Visiting Singapore was perfect for this trip because we probably wouldn't have otherwise come all this way to see the city. We had both been though Singapore en route to somewhere else and no doubt we'll do that again in the future, so it was nice to have a chance to look around properly. We also had the opportunity to catch up with an old university friend of Laura's, who showed us some of the sights and took us out for some beers fresh off the plane. 

On our first day we had a nice afternoon at the zoo seeing the orangutans, zebras, big cats, hippos, rhinos etc etc. Fortunately it wasn't possible to see penguins or polar bears, which would have been awkward because surely Singapore is far too hot for them!

The history of Singapore is interesting - relatively short (1819 onwards really) - but fascinating nonetheless. Historical sites that we saw were the Raffles Hotel (named after the founder of the city) and the National Museum of Singapore, both of which are colonial era buildings.

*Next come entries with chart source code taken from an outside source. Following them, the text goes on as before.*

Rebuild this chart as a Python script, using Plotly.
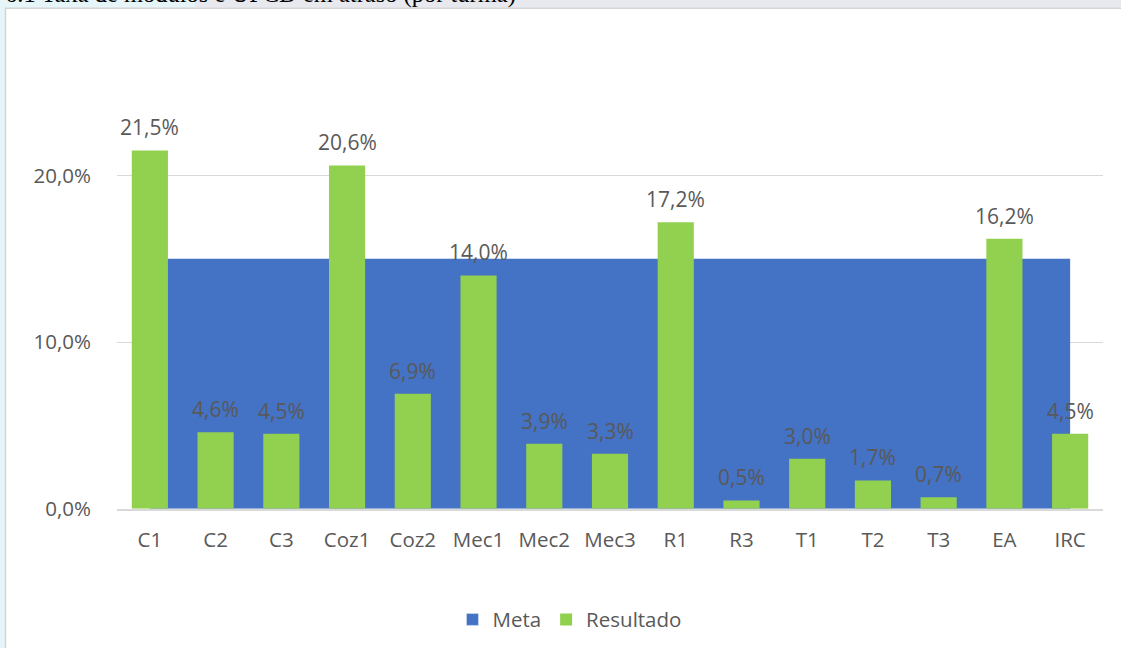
import plotly.graph_objects as go

categories = ["C1", "C2", "C3", "Coz1", "Coz2", "Mec1", "Mec2", "Mec3", "R1", "R3", "T1", "T2", "T3", "EA", "IRC"]
resultado = [0.215, 0.046, 0.045, 0.206, 0.069, 0.140, 0.039, 0.033, 0.172, 0.005, 0.030, 0.017, 0.007, 0.162, 0.045]
meta = [0.15] * len(categories)
y_ticks = [0.0, 0.10, 0.20]
title_text = "6.1 Taxa de módulos e UFCD em atraso (por turma)"

W, H = 1121, 661
BLUE = "#4472C4"
GREEN = "#92D050"
TXT = "#595959"
FONT = "Open Sans"
FS = 20.5

fig = go.Figure()

# Meta area on the base axes
fig.add_trace(go.Scatter(
    x=categories, y=meta, name="Meta", mode="lines",
    line=dict(width=0, color=BLUE), fill="tozeroy", fillcolor=BLUE,
    hoverinfo="skip", showlegend=False, xaxis="x", yaxis="y",
))
# Legend proxy for Meta (square marker)
fig.add_trace(go.Bar(
    x=[None], y=[None], name="Meta", marker_color=BLUE, xaxis="x2", yaxis="y2",
))
# Resultado bars on overlay axes (drawn above area)
fig.add_trace(go.Bar(
    x=categories, y=resultado, name="Resultado", marker=dict(color=GREEN, line_width=0),
    width=0.55, xaxis="x2", yaxis="y2",
))

annotations = []
for c, v in zip(categories, resultado):
    annotations.append(dict(
        x=c, y=v, xref="x2", yref="y2", text=f"{v*100:.1f}%".replace(".", ","),
        showarrow=False, yanchor="bottom", yshift=7,
        font=dict(family=FONT, size=21, color=TXT),
    ))

annotations.append(dict(
    x=4 / W, y=1 - 9 / H, xref="paper", yref="paper", xanchor="left", yanchor="bottom",
    text=title_text, showarrow=False, borderpad=0,
    font=dict(family="Liberation Serif", size=24.5, color="#000000"),
))

shapes = [
    dict(type="rect", xref="paper", yref="paper", x0=0, x1=1, y0=1 - 8 / H, y1=1,
         fillcolor="#E8E9EF", line_width=0, layer="below"),
    dict(type="rect", xref="paper", yref="paper", x0=0, x1=195 / W, y0=1 - 8 / H, y1=1,
         fillcolor="#E6F5F7", line_width=0, layer="below"),
    dict(type="rect", xref="paper", yref="paper", x0=0, x1=5 / W, y0=0, y1=1,
         fillcolor="#E6F5F7", line_width=0, layer="below"),
    dict(type="line", xref="paper", yref="paper", x0=5.5 / W, x1=5.5 / W, y0=0, y1=1 - 8 / H,
         line=dict(color="#D4D4D4", width=1.5), layer="below"),
    dict(type="line", xref="paper", yref="paper", x0=5.5 / W, x1=1, y0=1 - 8.5 / H, y1=1 - 8.5 / H,
         line=dict(color="#D4D4D4", width=1.5), layer="below"),
]

xdom = [117 / W, 1103 / W]
ydom = [142 / H, 567 / H]
yrange = [0, 0.25]

fig.update_layout(
    autosize=True, margin=dict(l=0, r=0, t=0, b=0),
    paper_bgcolor="white", plot_bgcolor="rgba(0,0,0,0)",
    separators=",.",
    barmode="overlay",
    font=dict(family=FONT, size=FS, color=TXT),
    xaxis=dict(domain=xdom, type="category", categoryorder="array", categoryarray=categories,
               range=[-0.5, len(categories) - 0.5], showgrid=False, showline=True,
               linecolor="#D9D9D9", linewidth=1.5, ticks="", ticklabelstandoff=12,
               tickfont=dict(family=FONT, size=FS, color=TXT), zeroline=False),
    yaxis=dict(domain=ydom, range=yrange, tickvals=y_ticks, tickformat=".1%",
               showgrid=True, gridcolor="#D9D9D9", gridwidth=1.3, zeroline=False,
               showline=False, ticks="", ticklabelstandoff=25,
               tickfont=dict(family=FONT, size=FS, color=TXT)),
    xaxis2=dict(domain=xdom, overlaying="x", type="category", categoryorder="array",
                categoryarray=categories, range=[-0.5, len(categories) - 0.5],
                showgrid=False, showticklabels=False, showline=False, zeroline=False),
    yaxis2=dict(domain=ydom, overlaying="y", range=yrange, showgrid=False,
                showticklabels=False, showline=False, zeroline=False),
    legend=dict(orientation="h", x=0.508, xanchor="center", y=(661 - 632) / H, yanchor="middle",
                font=dict(family=FONT, size=FS, color=TXT), itemwidth=30,
                traceorder="normal", bgcolor="rgba(0,0,0,0)"),
    annotations=annotations,
    shapes=shapes,
)

fig.write_html(
    "out.html",
    default_width="100vw",
    default_height="100vh",
    config={"displayModeBar": False, "responsive": True},
    post_script=(
        "document.body.style.margin='0';document.body.style.overflow='hidden';"
        "Plotly.Plots.resize(document.getElementById('{plot_id}'));"
    ),
)
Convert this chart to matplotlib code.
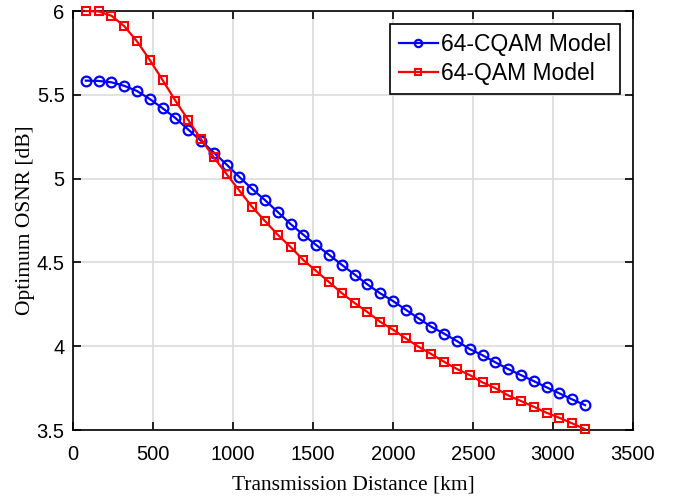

Raffles was beautiful and decked out in Christmas decorations (including a lovely tree) and we enjoyed a Singapore Sling at the Long Bar - touristy yes, but you have to really! 

The museum was also in an impressive building with a pretty domed roof with stained glass windows, and the audioguide led historical tour is certainly comprehensive, if a little long winded and sterile. The museum is beside Fort Canning Park, which is no doubt pretty and they even laid on an outdoor escalator beside the museum to get up there but after a good 2 hours+ going round the museum the only escalator we were interested in was an airconditioned one in one of the city's many shopping centers.

The most impressive sight that we took in was the Marina Bay Sands, which really is an incredible hotel with magnificent views over the whole city and the many ships in the bay (you can also see where the new Formula 1 circuit winds through the streets). There's even a 150 metre infinity swimming pool on the ceiling. It was really gorgeous at the outdoor bar up there - even if a Diet Coke cost us 7+ each!

After that we walked round the bay. The bayside financial district full of skyscrapers is noteworty. One of the things Singapore does very well is to plan its development carefully.  Views of the government and colonial buildings are clearly protected and amidst the skyscrapers you can see a relatively small 1950s building which was the tallest building in Asia at the time of construction. 

Singapore may be a quirky political dictatorship, with some odd laws, whether those be social laws (no jaywalking or chewing gum) or the low tax rules, but what's most important is that Singapore works. In fact Singapore's success, particularly since that anonymous little 1950s financial building was built, is a major achievement. It seems bizarre now that somewhere like Singapore would have been administered by the British Empire out of Calcutta for a significant period but that is how much the world has changed. We were frankly in awe of Singapore's success.